Silenced Witness

Posted by: Nick Mosdell

Journalism Safety – Silenced Witness

In this the first blog in JOMEC’s series addressing the dangers faced by journalists and media workers across the globe, Nick Mosdell discusses the International News Safety Institute’s Killing the Messenger report for 2013 which highlighted the alarming number of journalists killed outside of recognised conflict zones.

Earlier this year the International News Safety Institute released the annual Killing the Messenger report for 2013. This catalogues the deaths of journalists and media workers as a result of doing their work around the world. These reports are compiled in JOMEC and form the basis of submissions to a variety of international agencies, including the United Nations Security Council as a requirement of UN Resolution 1738. The latest figures show little improvement from previous years with 134 casualties, compared to 152 in 2012 and 112 in 2011.

Countries in conflict or violent protest dominate, perhaps not surprisingly.

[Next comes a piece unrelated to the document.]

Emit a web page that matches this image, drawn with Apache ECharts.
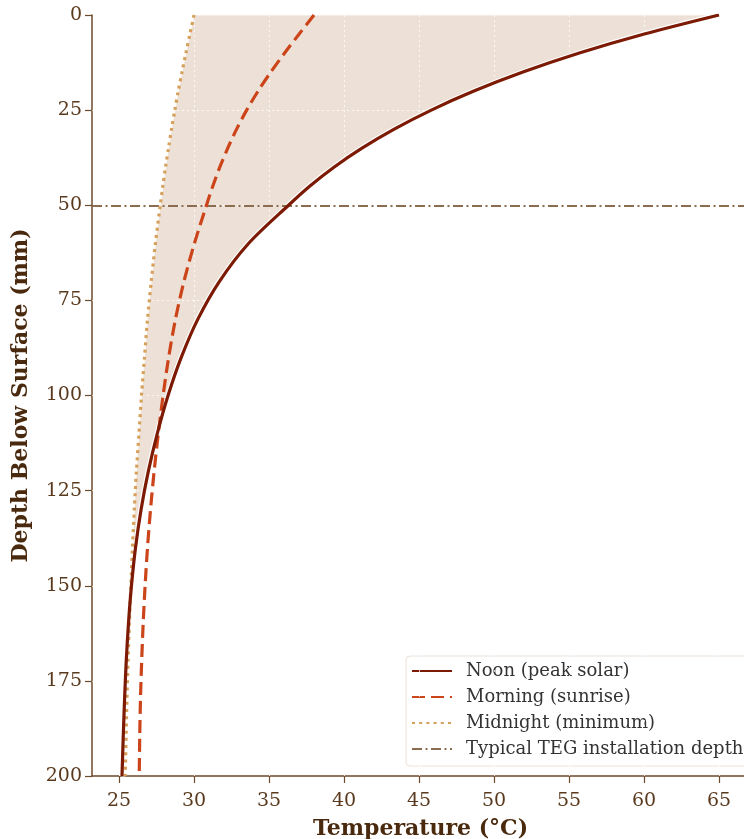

Syria led the death toll with 20 casualties. It is worth noting however, that these were not all deaths from crossfire or indiscriminate bombing – These are not scud studs and war junkies trying to get an important but inevitably dangerous story. All “sides” in the Syrian conflict are utilising media, for consumption both internally and internationally, and increasingly media outlets and individual journalists are being deliberately and violently targeted to influence the outcome of this information war.

In Iraq there is a similar story of deliberate targeting. Some are sectarian killings, some are a legacy of the US-led Coalition occupation, where journalists known to have aided Western news organisations or to have expressed sympathetic views are punished. All of the victims were local journalists or media workers, which raises a host of questions about the responsibilities of international news organisations when employing local personnel, particularly during war and conflict.

The issue of the safety of journalists when covering conflict became particularly apparent during the Balkan wars in the 1980’s and ‘90’s, and this led to a much wider discussion of safety within the industry. Part of the reason for the rise in casualties was the development of more portable technology; putting journalists closer to the front lines, but also allowing more covert filming. Some of the material smuggled out of the region and later broadcast was used as evidence in subsequent war crimes tribunals at the Hague and this puts journalists in a position of not only being witnesses to history but being witnesses in a more legal sense.

What is more shocking is the number of journalists who are killed in countries that are not in such overtly volatile conditions.

In 2013, INSI figures suggested that there were 65 casualties in countries in national or international armed conflict and 69 in relatively “peaceful” countries. Of these 69, 18 were accidents, but the rest were violent killings.

As the build-up to the 2014 World Cup continues, Brazil is still noticeably dangerous for journalists. Violent protests concerning corruption and inequality have escalated and reporting on these is an inherently precarious situation, claiming at least one life. Journalists have also been assaulted amid claims that the coverage is being distorted for political reasons. Away from the main cities however, the deliberate silencing of media reporting on corruption receives less attention. In 2013 INSI reported that six journalists were killed in Brazil. All were shot, at least five apparently directly related to their work. Despite some improvement over recent years, the Committee to Protect Journalists lists Brazil as the 10th worst country for impunity for the perpetrators of these killings.

In countries where war is not the headline story, what doesn’t make the front page is often more important than what does.